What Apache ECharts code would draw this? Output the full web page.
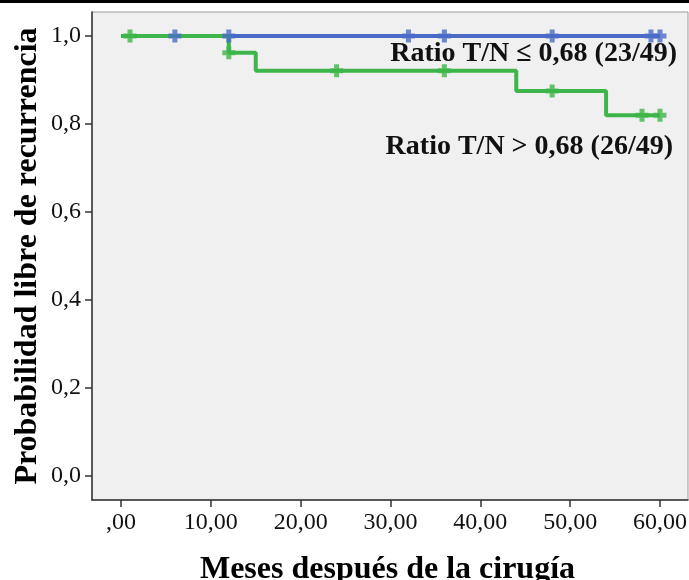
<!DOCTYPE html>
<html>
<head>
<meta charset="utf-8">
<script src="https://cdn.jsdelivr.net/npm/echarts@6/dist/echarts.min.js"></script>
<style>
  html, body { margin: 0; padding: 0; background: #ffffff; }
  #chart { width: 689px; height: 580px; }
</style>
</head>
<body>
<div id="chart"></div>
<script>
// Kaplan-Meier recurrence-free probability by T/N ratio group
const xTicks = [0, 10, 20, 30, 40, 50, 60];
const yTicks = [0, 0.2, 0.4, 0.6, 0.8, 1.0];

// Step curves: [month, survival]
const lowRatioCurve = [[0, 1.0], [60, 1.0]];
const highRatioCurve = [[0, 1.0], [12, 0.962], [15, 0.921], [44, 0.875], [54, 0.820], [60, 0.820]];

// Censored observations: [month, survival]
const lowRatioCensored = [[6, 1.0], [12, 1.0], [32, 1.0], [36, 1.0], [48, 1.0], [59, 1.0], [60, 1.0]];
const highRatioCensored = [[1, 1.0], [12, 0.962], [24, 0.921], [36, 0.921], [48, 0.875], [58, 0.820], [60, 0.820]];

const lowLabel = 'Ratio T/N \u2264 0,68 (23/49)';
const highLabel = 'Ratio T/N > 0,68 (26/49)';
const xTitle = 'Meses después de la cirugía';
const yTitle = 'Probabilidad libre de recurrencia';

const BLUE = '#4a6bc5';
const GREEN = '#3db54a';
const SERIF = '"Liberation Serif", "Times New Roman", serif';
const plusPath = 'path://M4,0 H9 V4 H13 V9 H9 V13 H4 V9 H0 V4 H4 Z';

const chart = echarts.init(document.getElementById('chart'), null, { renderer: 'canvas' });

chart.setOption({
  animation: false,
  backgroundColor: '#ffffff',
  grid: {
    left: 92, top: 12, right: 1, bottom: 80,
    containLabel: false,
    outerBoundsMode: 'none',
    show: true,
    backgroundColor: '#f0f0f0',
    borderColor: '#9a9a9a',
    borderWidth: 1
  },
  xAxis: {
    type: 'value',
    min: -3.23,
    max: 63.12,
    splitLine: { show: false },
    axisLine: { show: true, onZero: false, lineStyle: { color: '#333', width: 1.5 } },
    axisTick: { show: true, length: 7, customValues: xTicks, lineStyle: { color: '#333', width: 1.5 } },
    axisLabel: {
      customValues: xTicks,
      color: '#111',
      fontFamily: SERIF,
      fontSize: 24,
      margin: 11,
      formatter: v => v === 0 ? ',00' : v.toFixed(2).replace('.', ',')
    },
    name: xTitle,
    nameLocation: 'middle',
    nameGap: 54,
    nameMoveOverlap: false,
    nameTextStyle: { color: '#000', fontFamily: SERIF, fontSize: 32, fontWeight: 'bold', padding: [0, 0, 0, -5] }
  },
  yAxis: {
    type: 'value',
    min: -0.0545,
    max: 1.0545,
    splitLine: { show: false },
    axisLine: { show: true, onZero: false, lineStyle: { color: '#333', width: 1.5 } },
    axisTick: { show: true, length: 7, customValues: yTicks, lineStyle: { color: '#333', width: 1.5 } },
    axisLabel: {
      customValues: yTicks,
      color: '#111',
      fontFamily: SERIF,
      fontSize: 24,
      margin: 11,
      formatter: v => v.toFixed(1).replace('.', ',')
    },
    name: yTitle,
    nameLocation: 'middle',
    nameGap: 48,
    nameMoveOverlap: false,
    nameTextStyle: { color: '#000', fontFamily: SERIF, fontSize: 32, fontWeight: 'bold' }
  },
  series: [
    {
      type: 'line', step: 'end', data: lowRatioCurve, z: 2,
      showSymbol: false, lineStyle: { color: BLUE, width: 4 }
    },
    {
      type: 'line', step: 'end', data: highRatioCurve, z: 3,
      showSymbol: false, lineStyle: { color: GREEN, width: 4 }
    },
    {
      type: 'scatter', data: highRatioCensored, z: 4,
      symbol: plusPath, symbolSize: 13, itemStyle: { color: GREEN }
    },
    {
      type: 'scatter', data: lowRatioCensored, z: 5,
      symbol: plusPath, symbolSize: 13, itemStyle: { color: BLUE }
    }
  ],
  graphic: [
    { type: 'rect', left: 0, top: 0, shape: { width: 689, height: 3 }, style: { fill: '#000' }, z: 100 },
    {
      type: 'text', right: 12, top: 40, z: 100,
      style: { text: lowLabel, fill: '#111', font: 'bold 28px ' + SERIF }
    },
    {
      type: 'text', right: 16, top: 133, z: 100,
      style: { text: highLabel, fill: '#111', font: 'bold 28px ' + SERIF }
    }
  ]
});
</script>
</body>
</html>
= = =
Exercise requirements |
Repeat the listing above exactly, with no pictures.

Response below |
What Apache ECharts code would draw this? Output the full web page.
<!DOCTYPE html>
<html>
<head>
<meta charset="utf-8">
<script src="https://cdn.jsdelivr.net/npm/echarts@6/dist/echarts.min.js"></script>
<style>
  html, body { margin: 0; padding: 0; background: #ffffff; }
  #chart { width: 689px; height: 580px; }
</style>
</head>
<body>
<div id="chart"></div>
<script>
// Kaplan-Meier recurrence-free probability by T/N ratio group
const xTicks = [0, 10, 20, 30, 40, 50, 60];
const yTicks = [0, 0.2, 0.4, 0.6, 0.8, 1.0];

// Step curves: [month, survival]
const lowRatioCurve = [[0, 1.0], [60, 1.0]];
const highRatioCurve = [[0, 1.0], [12, 0.962], [15, 0.921], [44, 0.875], [54, 0.820], [60, 0.820]];

// Censored observations: [month, survival]
const lowRatioCensored = [[6, 1.0], [12, 1.0], [32, 1.0], [36, 1.0], [48, 1.0], [59, 1.0], [60, 1.0]];
const highRatioCensored = [[1, 1.0], [12, 0.962], [24, 0.921], [36, 0.921], [48, 0.875], [58, 0.820], [60, 0.820]];

const lowLabel = 'Ratio T/N \u2264 0,68 (23/49)';
const highLabel = 'Ratio T/N > 0,68 (26/49)';
const xTitle = 'Meses después de la cirugía';
const yTitle = 'Probabilidad libre de recurrencia';

const BLUE = '#4a6bc5';
const GREEN = '#3db54a';
const SERIF = '"Liberation Serif", "Times New Roman", serif';
const plusPath = 'path://M4,0 H9 V4 H13 V9 H9 V13 H4 V9 H0 V4 H4 Z';

const chart = echarts.init(document.getElementById('chart'), null, { renderer: 'canvas' });

chart.setOption({
  animation: false,
  backgroundColor: '#ffffff',
  grid: {
    left: 92, top: 12, right: 1, bottom: 80,
    containLabel: false,
    outerBoundsMode: 'none',
    show: true,
    backgroundColor: '#f0f0f0',
    borderColor: '#9a9a9a',
    borderWidth: 1
  },
  xAxis: {
    type: 'value',
    min: -3.23,
    max: 63.12,
    splitLine: { show: false },
    axisLine: { show: true, onZero: false, lineStyle: { color: '#333', width: 1.5 } },
    axisTick: { show: true, length: 7, customValues: xTicks, lineStyle: { color: '#333', width: 1.5 } },
    axisLabel: {
      customValues: xTicks,
      color: '#111',
      fontFamily: SERIF,
      fontSize: 24,
      margin: 11,
      formatter: v => v === 0 ? ',00' : v.toFixed(2).replace('.', ',')
    },
    name: xTitle,
    nameLocation: 'middle',
    nameGap: 54,
    nameMoveOverlap: false,
    nameTextStyle: { color: '#000', fontFamily: SERIF, fontSize: 32, fontWeight: 'bold', padding: [0, 0, 0, -5] }
  },
  yAxis: {
    type: 'value',
    min: -0.0545,
    max: 1.0545,
    splitLine: { show: false },
    axisLine: { show: true, onZero: false, lineStyle: { color: '#333', width: 1.5 } },
    axisTick: { show: true, length: 7, customValues: yTicks, lineStyle: { color: '#333', width: 1.5 } },
    axisLabel: {
      customValues: yTicks,
      color: '#111',
      fontFamily: SERIF,
      fontSize: 24,
      margin: 11,
      formatter: v => v.toFixed(1).replace('.', ',')
    },
    name: yTitle,
    nameLocation: 'middle',
    nameGap: 48,
    nameMoveOverlap: false,
    nameTextStyle: { color: '#000', fontFamily: SERIF, fontSize: 32, fontWeight: 'bold' }
  },
  series: [
    {
      type: 'line', step: 'end', data: lowRatioCurve, z: 2,
      showSymbol: false, lineStyle: { color: BLUE, width: 4 }
    },
    {
      type: 'line', step: 'end', data: highRatioCurve, z: 3,
      showSymbol: false, lineStyle: { color: GREEN, width: 4 }
    },
    {
      type: 'scatter', data: highRatioCensored, z: 4,
      symbol: plusPath, symbolSize: 13, itemStyle: { color: GREEN }
    },
    {
      type: 'scatter', data: lowRatioCensored, z: 5,
      symbol: plusPath, symbolSize: 13, itemStyle: { color: BLUE }
    }
  ],
  graphic: [
    { type: 'rect', left: 0, top: 0, shape: { width: 689, height: 3 }, style: { fill: '#000' }, z: 100 },
    {
      type: 'text', right: 12, top: 40, z: 100,
      style: { text: lowLabel, fill: '#111', font: 'bold 28px ' + SERIF }
    },
    {
      type: 'text', right: 16, top: 133, z: 100,
      style: { text: highLabel, fill: '#111', font: 'bold 28px ' + SERIF }
    }
  ]
});
</script>
</body>
</html>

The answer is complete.